• **Task instructions**
Give back exactly the lines from the start of the listing to the line containing "YAxis, Scatter, ReferenceLine", inclusive, and nothing beyond them.

• **Available data**
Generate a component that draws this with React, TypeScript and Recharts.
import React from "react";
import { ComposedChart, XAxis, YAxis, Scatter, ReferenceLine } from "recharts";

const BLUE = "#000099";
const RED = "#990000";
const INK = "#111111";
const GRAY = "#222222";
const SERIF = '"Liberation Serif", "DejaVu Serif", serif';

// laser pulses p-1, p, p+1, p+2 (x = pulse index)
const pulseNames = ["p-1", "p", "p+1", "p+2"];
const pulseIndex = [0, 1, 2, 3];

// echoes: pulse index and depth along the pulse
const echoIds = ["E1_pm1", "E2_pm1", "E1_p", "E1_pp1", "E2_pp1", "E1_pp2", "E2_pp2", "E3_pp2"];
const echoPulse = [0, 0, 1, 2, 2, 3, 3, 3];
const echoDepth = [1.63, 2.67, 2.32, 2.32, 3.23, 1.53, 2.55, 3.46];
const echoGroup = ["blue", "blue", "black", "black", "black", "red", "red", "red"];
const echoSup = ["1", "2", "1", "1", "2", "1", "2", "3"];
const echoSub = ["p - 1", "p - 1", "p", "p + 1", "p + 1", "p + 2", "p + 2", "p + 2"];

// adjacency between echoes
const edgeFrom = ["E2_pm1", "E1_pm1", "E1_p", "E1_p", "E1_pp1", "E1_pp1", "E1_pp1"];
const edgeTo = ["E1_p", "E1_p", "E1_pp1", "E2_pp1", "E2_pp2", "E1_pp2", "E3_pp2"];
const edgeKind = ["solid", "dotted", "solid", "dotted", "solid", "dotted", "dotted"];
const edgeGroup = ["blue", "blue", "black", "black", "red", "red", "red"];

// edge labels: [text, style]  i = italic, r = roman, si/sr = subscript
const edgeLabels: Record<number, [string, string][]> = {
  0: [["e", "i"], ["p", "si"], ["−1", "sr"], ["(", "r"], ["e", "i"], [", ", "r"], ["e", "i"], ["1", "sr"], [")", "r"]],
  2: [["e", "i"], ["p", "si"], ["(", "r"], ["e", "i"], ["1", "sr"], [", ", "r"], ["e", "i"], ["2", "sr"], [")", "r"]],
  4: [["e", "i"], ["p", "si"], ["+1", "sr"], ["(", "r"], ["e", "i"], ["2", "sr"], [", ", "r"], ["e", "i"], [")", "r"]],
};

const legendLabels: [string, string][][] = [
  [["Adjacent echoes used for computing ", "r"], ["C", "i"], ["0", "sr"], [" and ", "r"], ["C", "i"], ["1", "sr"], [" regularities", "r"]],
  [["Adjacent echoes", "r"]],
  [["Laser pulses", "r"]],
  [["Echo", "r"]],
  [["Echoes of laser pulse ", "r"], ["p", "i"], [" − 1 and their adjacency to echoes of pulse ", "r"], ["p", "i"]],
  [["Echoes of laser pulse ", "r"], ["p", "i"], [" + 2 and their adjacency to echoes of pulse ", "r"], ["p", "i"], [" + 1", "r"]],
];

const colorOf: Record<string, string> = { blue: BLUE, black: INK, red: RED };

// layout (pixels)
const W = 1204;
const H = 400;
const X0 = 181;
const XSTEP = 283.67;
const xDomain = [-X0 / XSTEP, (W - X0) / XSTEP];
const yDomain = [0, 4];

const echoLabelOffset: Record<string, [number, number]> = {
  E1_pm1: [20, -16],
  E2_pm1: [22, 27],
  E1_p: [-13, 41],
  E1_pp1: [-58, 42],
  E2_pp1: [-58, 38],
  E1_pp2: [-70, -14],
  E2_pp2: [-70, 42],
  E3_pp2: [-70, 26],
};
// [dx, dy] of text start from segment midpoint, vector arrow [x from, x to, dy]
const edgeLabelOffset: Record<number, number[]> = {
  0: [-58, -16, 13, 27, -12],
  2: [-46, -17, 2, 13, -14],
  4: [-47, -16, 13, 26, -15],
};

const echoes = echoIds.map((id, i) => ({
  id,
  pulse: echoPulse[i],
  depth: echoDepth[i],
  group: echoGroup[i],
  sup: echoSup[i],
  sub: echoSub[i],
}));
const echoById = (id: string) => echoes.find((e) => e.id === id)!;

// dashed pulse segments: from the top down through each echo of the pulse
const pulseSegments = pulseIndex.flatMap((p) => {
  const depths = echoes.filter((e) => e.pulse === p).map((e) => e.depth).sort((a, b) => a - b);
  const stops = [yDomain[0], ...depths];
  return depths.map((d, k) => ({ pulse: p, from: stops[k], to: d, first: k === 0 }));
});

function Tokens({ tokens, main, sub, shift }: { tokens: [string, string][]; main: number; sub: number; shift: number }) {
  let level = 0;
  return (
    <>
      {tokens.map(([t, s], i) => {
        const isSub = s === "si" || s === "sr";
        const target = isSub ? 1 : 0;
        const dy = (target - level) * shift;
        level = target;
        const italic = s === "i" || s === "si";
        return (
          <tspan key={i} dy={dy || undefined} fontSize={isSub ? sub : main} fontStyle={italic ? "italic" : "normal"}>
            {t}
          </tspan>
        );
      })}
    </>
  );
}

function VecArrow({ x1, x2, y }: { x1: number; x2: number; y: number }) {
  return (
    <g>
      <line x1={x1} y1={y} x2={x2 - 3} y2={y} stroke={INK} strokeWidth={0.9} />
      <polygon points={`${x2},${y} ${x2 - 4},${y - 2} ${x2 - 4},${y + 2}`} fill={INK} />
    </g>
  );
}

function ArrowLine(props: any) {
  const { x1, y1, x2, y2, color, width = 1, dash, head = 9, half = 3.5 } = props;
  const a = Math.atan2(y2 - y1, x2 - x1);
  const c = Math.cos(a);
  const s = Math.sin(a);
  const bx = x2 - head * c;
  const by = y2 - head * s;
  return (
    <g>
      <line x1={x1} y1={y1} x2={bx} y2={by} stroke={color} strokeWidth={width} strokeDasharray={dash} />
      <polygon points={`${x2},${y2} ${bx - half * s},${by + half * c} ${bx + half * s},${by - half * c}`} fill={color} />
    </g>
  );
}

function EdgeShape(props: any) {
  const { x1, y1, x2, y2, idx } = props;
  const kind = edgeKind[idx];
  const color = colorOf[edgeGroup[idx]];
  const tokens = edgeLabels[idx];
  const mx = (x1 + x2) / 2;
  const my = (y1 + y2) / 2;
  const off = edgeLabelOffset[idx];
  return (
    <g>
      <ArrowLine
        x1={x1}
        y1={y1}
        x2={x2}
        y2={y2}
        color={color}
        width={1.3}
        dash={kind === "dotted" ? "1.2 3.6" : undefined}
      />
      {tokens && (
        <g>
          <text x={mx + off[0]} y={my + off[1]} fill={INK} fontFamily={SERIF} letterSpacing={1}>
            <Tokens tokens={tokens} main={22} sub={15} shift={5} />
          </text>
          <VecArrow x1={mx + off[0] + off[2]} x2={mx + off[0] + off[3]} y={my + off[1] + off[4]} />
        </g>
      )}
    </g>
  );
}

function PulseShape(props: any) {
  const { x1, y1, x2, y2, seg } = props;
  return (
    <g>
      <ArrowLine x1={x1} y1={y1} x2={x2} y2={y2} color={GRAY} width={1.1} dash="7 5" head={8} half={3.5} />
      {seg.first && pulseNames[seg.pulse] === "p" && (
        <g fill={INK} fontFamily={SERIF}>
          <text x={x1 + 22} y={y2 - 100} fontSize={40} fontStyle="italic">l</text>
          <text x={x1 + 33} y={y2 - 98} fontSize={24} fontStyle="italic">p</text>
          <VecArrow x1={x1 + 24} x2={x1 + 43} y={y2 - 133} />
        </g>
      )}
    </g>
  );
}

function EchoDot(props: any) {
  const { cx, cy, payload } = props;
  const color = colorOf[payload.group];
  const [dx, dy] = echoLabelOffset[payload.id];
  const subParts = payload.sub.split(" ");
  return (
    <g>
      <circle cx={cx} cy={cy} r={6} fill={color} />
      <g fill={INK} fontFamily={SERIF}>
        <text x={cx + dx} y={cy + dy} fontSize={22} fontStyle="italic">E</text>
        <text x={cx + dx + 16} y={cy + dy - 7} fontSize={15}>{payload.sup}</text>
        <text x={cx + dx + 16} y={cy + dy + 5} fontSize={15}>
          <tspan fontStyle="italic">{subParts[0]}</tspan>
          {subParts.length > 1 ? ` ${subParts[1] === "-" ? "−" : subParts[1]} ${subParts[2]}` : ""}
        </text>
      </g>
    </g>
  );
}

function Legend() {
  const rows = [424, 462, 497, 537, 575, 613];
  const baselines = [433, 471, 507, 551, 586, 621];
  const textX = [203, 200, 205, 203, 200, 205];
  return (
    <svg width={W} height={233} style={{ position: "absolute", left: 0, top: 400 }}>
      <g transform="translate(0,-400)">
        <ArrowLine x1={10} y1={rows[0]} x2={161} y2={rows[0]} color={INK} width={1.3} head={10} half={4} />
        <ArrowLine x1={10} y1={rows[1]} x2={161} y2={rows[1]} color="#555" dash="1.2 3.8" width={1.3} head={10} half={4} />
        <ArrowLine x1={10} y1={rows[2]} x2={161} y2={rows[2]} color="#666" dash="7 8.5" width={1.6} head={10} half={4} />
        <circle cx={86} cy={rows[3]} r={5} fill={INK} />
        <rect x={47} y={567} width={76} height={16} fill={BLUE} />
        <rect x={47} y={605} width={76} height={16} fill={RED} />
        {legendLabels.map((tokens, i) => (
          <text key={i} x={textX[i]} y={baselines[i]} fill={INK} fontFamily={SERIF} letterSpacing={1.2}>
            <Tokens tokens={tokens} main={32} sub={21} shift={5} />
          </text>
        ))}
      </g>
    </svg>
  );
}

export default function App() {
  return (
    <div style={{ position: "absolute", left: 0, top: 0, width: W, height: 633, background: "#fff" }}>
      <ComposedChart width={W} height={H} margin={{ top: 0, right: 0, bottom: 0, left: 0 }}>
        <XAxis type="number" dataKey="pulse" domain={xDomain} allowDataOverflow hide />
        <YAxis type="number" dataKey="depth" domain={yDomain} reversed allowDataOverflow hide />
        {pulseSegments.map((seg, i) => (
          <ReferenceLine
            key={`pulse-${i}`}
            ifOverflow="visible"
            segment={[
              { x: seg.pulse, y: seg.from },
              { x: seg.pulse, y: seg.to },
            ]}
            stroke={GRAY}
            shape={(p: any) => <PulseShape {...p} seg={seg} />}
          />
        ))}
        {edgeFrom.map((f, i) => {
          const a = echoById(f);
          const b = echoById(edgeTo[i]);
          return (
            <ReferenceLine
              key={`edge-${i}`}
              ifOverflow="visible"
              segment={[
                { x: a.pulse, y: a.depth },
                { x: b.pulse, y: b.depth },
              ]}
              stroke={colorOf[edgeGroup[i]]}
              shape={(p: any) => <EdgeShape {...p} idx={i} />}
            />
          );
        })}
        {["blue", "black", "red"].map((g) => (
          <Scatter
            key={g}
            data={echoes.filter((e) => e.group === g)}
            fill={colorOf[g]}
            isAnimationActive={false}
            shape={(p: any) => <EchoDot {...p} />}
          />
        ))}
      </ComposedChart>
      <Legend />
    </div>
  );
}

• **Written answer**
Generate a component that draws this with React, TypeScript and Recharts.
import React from "react";
import { ComposedChart, XAxis, YAxis, Scatter, ReferenceLine } from "recharts";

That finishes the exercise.